No Justice For Slain 7-Year Old

Imagine the consequences if a private citizen is responsible for an accidental shooting. You don’t have to imagine; a Google search provides plenty of horrifying stories. You have the case of Adam Dean Laham, who left a loaded gun in a bedroom with three young children, one of whom grabbed the gun and killed his older brother. There is Logan Murphy, who killed his friend by mistake as they were playing with a loaded gun. Another incident involves Jeremy Dupree, who accidentally shot his girlfriend in a motel.

All three forced to face the consequences of their actions. Deservedly so.

Contrast this with the case of Joseph Weekley, who will not face any consequences for shooting a 7-year old girl sleeping under a blanket. Guess what his profession is? From the Huffington Post:

Wayne County Prosecutor Kym Worthy said in a statement that her office was moving to dismiss the case against Officer Joseph Weekley. He was originally charged with involuntary manslaughter and careless discharge of a firearm causing death, a misdemeanor, after Aiyana Stanley-Jones was killed in 2010 during a botched police raid at her home.

Weekley’s first trial in 2013 ended in a mistrial. In a second trial last year, Wayne County Circuit Court Judge Cynthia Gray Hathaway dismissed the manslaughter charge after a motion by the defense. The jury again deadlocked while deliberating whether to convict Weekley of the lesser charge, causing a second mistrial.

A little credit should be given to the prosecutors who pursued the charges. But the result reveals our justice system is two-tiered: a system of justice for civilians, and a less-accountable system for public employees.

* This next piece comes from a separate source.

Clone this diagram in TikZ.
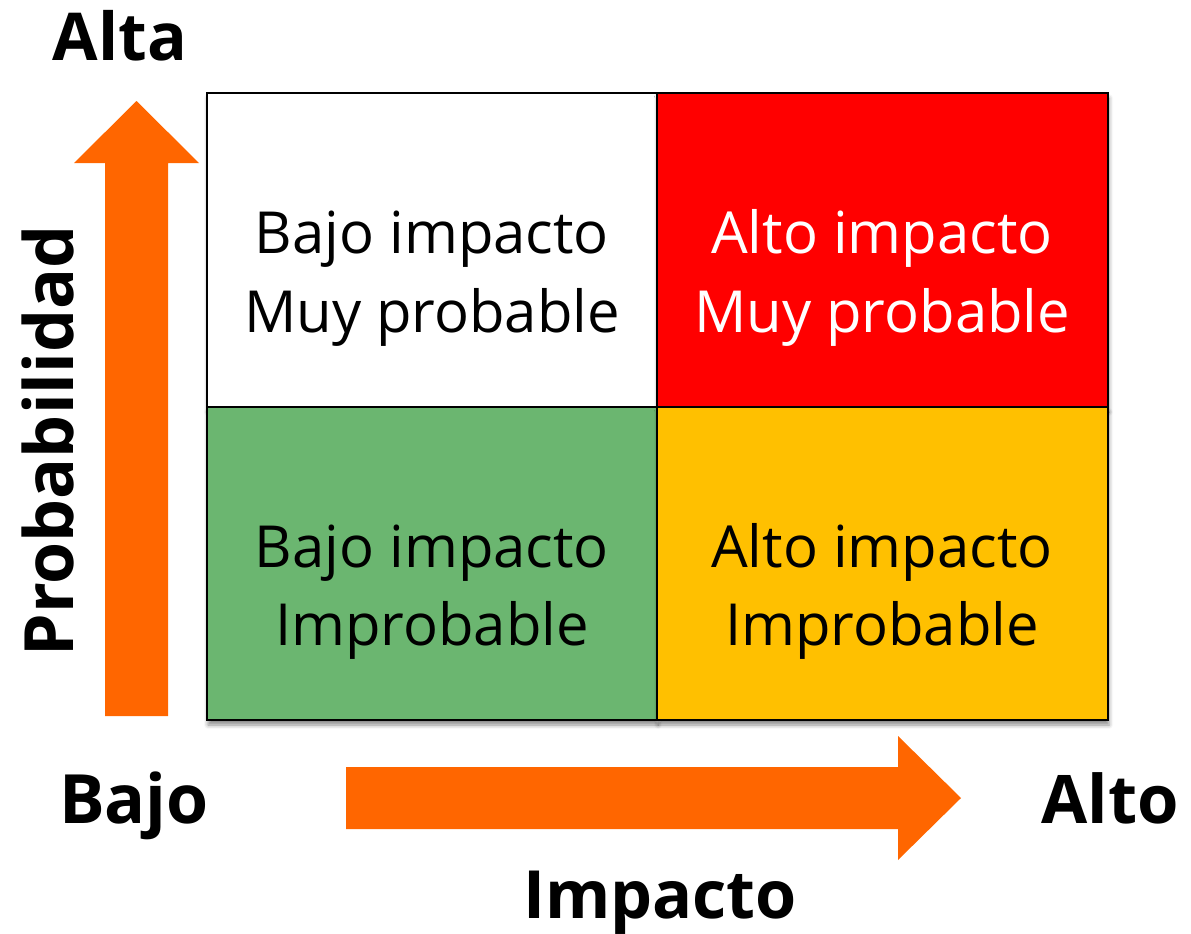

How did it come to be that a 7-year old was shot during a wrong-door raid?

Shortly after midnight on May 16, 2010, members of the Detroit Police Department’s Special Response Team initiated a raid on the Stanley-Jones home in search of a murder suspect. Weekley was first through the door and allegedly had difficulty seeing when another officer threw a a flash-bang grenade. Weekley fired his gun, killing Aiyana, who had been asleep on the couch with her grandmother.

Weekley maintained that he only shot because the grandmother, Mertilla Jones, struck his gun. She denied touching his weapon, and at trial the prosecution questioned why Weekley had his finger on the trigger.

Why do I suspect the legal system wouldn’t be so accommodating to the “my grandmother caused me to shoot the gun” defense if a civilian made it? But is this scenario even accurate?

Before they rested their case, prosecutors presented the findings of forensic testing that indicated neither Mertilla Jones’ fingerprints nor her DNA were found on the police officer’s submachine gun.

The sad conclusion: Aiyana Jones is dead, and nobody will be held accountable.